§ **Dataset extract**
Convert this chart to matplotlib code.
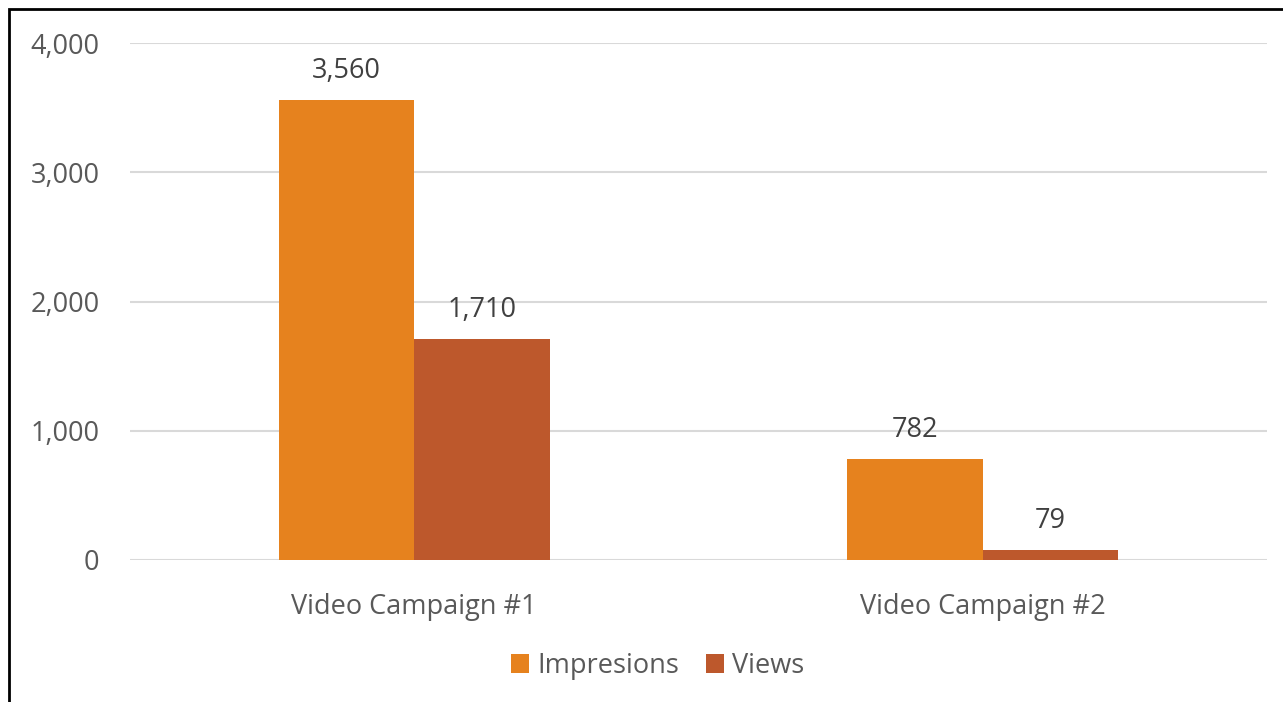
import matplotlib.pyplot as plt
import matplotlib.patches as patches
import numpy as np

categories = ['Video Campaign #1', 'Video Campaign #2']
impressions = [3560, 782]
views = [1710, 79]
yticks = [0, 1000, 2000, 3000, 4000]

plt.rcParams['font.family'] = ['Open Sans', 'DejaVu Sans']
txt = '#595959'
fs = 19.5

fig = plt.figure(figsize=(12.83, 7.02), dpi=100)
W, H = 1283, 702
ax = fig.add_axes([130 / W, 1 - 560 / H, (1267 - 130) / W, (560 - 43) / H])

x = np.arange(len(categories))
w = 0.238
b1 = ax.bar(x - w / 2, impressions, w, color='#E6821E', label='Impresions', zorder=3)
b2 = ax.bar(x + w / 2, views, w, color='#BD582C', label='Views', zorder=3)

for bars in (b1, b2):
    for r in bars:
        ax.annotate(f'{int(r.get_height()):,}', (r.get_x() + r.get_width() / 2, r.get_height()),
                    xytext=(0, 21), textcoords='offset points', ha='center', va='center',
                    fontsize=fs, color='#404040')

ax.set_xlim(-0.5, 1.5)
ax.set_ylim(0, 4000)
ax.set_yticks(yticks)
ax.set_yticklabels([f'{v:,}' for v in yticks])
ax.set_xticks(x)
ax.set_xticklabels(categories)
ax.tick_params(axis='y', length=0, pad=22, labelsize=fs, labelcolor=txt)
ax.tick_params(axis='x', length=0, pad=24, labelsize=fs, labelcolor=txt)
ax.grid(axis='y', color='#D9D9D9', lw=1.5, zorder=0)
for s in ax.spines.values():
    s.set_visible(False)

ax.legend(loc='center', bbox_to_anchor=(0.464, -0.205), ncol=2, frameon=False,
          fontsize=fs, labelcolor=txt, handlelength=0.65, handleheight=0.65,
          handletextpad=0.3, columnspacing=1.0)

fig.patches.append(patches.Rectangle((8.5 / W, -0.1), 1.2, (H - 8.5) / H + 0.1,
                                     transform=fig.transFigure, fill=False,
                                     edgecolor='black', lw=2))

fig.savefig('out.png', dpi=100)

§ **Goal**
Copy all lines from the material that include "matplotlib".

§ **Exercise answer**
Convert this chart to matplotlib code.
import matplotlib.pyplot as plt
import matplotlib.patches as patches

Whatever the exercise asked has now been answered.